*What is needed:* Copy the lines of the data below exactly, starting at the first and stopping after the line that contains "from matplotlib.patches import"; include no pictures.

*Data section:*
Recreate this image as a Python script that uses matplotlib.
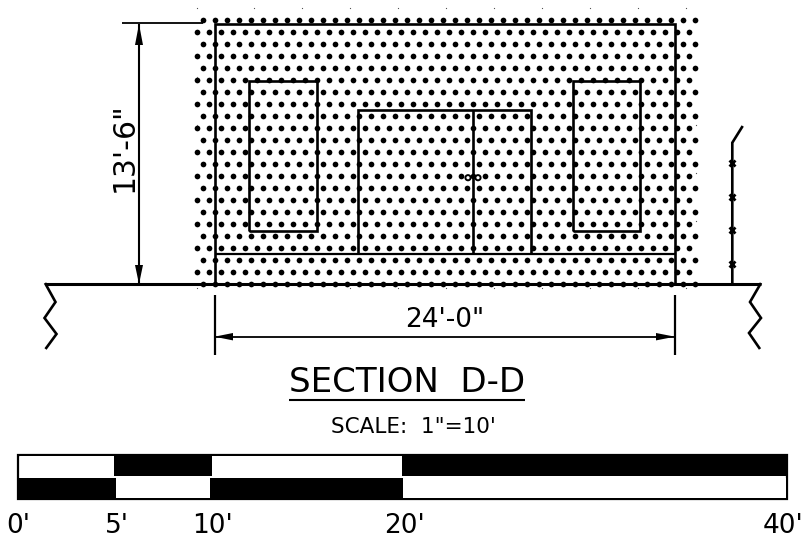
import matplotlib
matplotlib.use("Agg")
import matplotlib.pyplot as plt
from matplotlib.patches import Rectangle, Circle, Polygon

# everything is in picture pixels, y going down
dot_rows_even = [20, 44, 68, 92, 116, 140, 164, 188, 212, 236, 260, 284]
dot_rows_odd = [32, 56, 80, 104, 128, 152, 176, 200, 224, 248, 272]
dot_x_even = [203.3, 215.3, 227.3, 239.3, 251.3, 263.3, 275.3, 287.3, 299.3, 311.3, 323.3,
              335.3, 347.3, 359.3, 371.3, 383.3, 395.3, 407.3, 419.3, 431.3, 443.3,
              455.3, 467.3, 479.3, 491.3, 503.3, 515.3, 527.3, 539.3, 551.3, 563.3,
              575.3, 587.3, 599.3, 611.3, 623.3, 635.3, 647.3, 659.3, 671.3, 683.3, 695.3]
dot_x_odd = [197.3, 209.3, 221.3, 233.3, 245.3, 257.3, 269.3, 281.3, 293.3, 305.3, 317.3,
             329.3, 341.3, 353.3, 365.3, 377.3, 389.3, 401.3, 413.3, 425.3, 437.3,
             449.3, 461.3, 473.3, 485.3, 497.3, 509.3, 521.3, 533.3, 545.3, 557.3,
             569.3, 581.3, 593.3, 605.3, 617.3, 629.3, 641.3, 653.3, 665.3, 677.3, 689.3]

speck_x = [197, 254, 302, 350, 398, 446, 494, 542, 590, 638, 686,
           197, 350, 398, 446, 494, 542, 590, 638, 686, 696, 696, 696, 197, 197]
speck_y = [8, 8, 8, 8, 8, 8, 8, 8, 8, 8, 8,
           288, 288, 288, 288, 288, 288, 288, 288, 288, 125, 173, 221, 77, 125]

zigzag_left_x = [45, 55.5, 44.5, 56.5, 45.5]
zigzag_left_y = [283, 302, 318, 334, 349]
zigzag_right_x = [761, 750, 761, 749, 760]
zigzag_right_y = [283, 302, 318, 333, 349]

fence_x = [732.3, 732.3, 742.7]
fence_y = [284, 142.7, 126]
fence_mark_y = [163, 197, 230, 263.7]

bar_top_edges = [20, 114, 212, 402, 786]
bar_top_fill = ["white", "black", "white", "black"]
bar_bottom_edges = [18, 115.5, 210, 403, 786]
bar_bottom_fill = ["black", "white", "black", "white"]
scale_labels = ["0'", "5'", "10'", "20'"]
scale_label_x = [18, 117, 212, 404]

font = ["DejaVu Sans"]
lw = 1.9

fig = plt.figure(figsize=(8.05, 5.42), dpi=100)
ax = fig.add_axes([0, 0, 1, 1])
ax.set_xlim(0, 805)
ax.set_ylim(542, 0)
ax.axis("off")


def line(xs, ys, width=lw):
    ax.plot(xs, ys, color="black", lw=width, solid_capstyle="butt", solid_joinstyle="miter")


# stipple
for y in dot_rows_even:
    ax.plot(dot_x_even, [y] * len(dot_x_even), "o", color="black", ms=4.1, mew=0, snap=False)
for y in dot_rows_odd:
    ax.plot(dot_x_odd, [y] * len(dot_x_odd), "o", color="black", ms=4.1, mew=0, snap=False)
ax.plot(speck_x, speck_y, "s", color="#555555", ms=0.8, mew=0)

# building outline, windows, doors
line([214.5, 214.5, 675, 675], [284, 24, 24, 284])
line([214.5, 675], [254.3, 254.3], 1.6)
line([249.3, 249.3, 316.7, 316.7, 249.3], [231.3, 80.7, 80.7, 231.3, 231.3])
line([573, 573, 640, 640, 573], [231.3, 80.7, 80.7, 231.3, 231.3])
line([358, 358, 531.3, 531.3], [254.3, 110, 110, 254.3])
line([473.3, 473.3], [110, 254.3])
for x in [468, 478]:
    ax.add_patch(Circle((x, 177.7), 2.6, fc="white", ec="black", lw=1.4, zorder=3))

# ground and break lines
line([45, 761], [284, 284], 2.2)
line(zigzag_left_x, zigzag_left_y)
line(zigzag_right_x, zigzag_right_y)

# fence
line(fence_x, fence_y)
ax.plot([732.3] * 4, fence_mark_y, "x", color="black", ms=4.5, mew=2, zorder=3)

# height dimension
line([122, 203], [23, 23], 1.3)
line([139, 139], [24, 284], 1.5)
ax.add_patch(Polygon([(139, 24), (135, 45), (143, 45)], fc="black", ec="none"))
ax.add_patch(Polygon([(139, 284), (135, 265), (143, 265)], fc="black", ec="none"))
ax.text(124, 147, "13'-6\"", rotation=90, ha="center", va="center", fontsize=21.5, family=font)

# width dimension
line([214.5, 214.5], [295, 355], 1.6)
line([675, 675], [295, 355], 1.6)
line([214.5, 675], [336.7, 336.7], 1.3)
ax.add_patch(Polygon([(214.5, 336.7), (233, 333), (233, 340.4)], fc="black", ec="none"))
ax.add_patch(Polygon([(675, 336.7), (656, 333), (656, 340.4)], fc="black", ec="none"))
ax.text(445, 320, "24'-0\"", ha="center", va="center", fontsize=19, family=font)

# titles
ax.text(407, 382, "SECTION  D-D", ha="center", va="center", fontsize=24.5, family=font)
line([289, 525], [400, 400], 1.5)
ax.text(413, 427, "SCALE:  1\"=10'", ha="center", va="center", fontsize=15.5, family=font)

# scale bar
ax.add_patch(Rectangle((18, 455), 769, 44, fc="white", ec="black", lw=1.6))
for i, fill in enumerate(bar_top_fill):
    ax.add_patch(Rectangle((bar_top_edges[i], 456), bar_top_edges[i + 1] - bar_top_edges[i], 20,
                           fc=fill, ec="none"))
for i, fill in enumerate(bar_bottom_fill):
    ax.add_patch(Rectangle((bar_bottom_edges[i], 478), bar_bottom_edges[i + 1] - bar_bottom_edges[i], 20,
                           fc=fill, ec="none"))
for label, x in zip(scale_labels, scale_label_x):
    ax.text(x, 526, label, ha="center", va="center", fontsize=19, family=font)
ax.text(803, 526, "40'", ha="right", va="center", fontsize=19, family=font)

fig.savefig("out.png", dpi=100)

*Complete answer:*
Recreate this image as a Python script that uses matplotlib.
import matplotlib
matplotlib.use("Agg")
import matplotlib.pyplot as plt
from matplotlib.patches import Rectangle, Circle, Polygon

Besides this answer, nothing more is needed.